Distribution of sum of squares of normal distribution

Question

Given X1,...X7 are independent and identically distributed from a normal distribution with N(1,2)

Denoting: $$\bar{X} =\frac17\sum_{i=1}^7(X_i)$$ What is the exact distribution of V below? $$V =\sum_{i=1}^7(X_i-\bar{X})^2 $$

I have derived that $$Y =\frac{\sum_{i=1}^7(X_i-\bar{X})^2}{2} $$ Y is a chi-square distribution with degree of freedom=6.
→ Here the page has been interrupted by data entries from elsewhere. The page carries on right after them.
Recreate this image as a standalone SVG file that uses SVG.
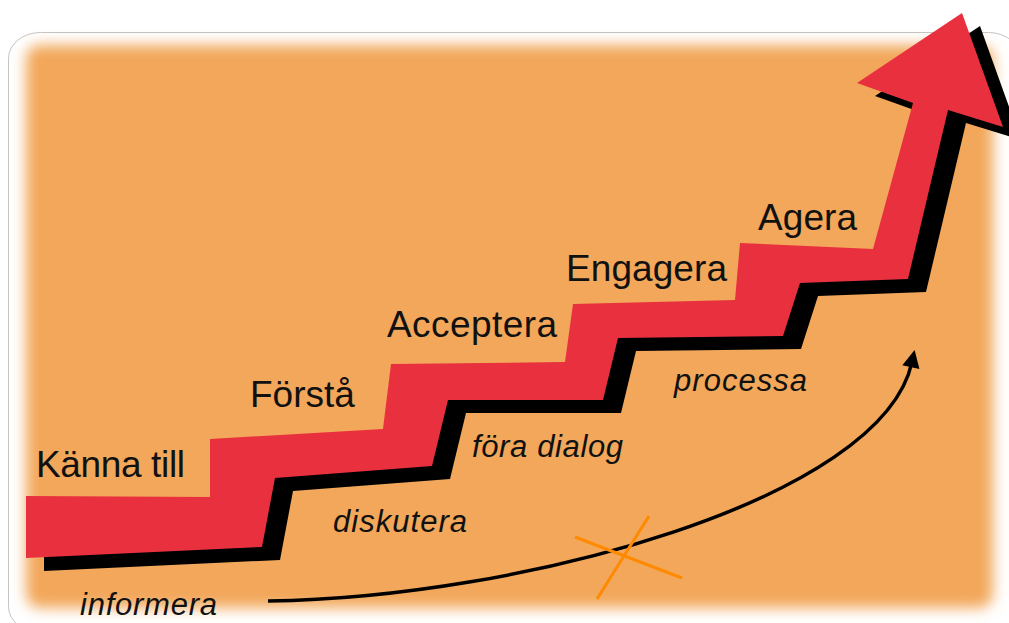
<svg xmlns="http://www.w3.org/2000/svg" xmlns:xlink="http://www.w3.org/1999/xlink" width="1009" height="623" viewBox="0 0 1009 623">
  <style>
    .step { font-family: "Liberation Sans", Arial, sans-serif; font-size: 37px; fill: #111; }
    .act { font-family: "Liberation Sans", Arial, sans-serif; font-size: 31px; font-style: italic; fill: #111; }
    .cross { stroke: #FF8A00; stroke-width: 3; fill: none; }
    .flow { stroke: #000; stroke-width: 3.5; fill: none; }
  </style>
  <defs>
    <filter id="soft" x="-5%" y="-5%" width="110%" height="110%">
      <feGaussianBlur stdDeviation="7"/>
    </filter>
    <marker id="head" viewBox="0 0 10 10" refX="3" refY="5" markerWidth="6" markerHeight="5" orient="auto" markerUnits="strokeWidth">
      <path d="M0,0 L10,5 L0,10 Z" fill="#000"/>
    </marker>
    <path id="stair" d="M26,496 L210,497 L210,439 L383,429 L391,364 L565,362 L573,304 L735,300 L740,243 L873,249 L913,103 L857,83 L962,13 L1003,127 L948,110 L908,279 L800,283 L783,336 L618,338 L603,400 L448,400 L432,466 L275,478 L262,547 L26,558 Z"/>
  </defs>

  <g id="background">
    <rect x="0" y="0" width="1009" height="623" fill="#fff"/>
    <rect x="8.5" y="32.5" width="1012" height="600" rx="32" ry="26" fill="#fff" stroke="#c4c4c4" stroke-width="1"/>
    <rect x="26" y="45" width="967" height="563" rx="14" fill="#F2A75A" filter="url(#soft)"/>
  </g>

  <g id="staircase">
    <use xlink:href="#stair" href="#stair" transform="translate(18,13)" fill="#000"/>
    <use xlink:href="#stair" href="#stair" fill="#E8303E"/>
  </g>

  <g id="connectors">
    <path class="flow" d="M268,601 C520,598 882,500 912,362" marker-end="url(#head)"/>
    <line class="cross" x1="575" y1="537" x2="682" y2="578"/>
    <line class="cross" x1="649" y1="516" x2="597" y2="599"/>
  </g>

  <g id="label-kanna-till"><text class="step" x="36" y="477" textLength="149">Känna till</text></g>
  <g id="label-forsta"><text class="step" x="250" y="407">Förstå</text></g>
  <g id="label-acceptera"><text class="step" x="387" y="337" textLength="170">Acceptera</text></g>
  <g id="label-engagera"><text class="step" x="566" y="281" textLength="161">Engagera</text></g>
  <g id="label-agera"><text class="step" x="758" y="230" textLength="99">Agera</text></g>

  <g id="label-informera"><text class="act" x="80" y="615" textLength="137">informera</text></g>
  <g id="label-diskutera"><text class="act" x="333" y="532" textLength="134">diskutera</text></g>
  <g id="label-fora-dialog"><text class="act" x="472" y="457" textLength="151">föra dialog</text></g>
  <g id="label-processa"><text class="act" x="674" y="391" textLength="133">processa</text></g>
</svg>
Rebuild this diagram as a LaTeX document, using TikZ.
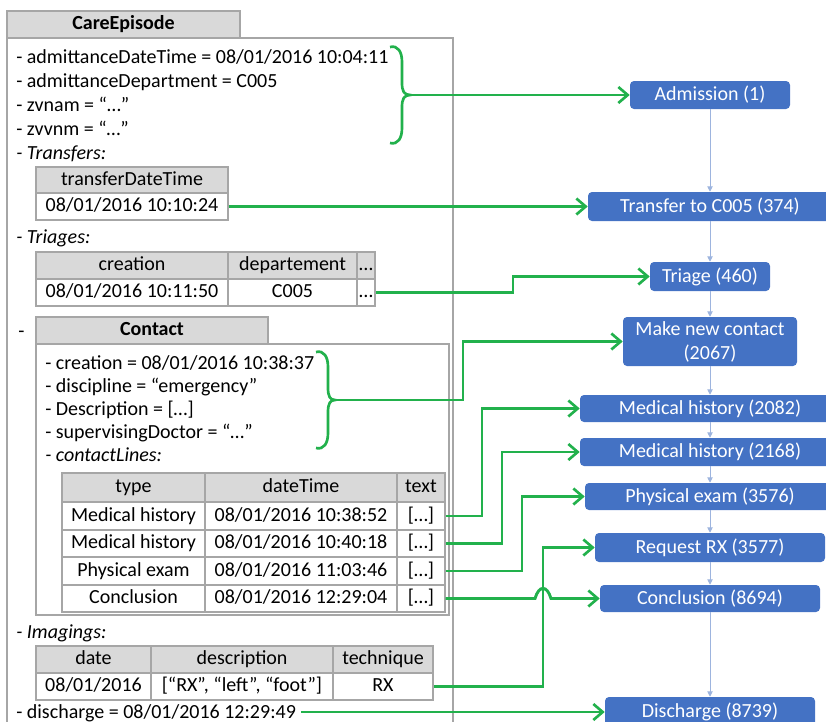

However, i am unsure of V, which does not have the factor 1/2

Answer 1

If the distribution of $Y$ is $\chi^2_6=\Gamma(k=3,\theta=2)$ with the following pdf $$ f_Y(y)=\frac{1}{\Gamma(k)\theta^k}y^{k-1}e^{-x/\theta}=\frac{1}{2^4}y^{2}e^{-x/2}, \quad y>0 $$ then $V=2Y$ follows Gamma distribution $\Gamma(k=3,\theta=4)$ with pdf $$ f_V(v) = \frac{1}{\Gamma(k)\theta^k}y^{k-1}e^{-x/\theta}=\frac{1}{2\cdot 4^3}v^{2}e^{-v/4}, \quad v>0. $$ Look here for the property

If $X\sim\chi^2(\nu)$ and $c>0$ then $cX\sim\Gamma(k=\nu/2,\theta=2c)$.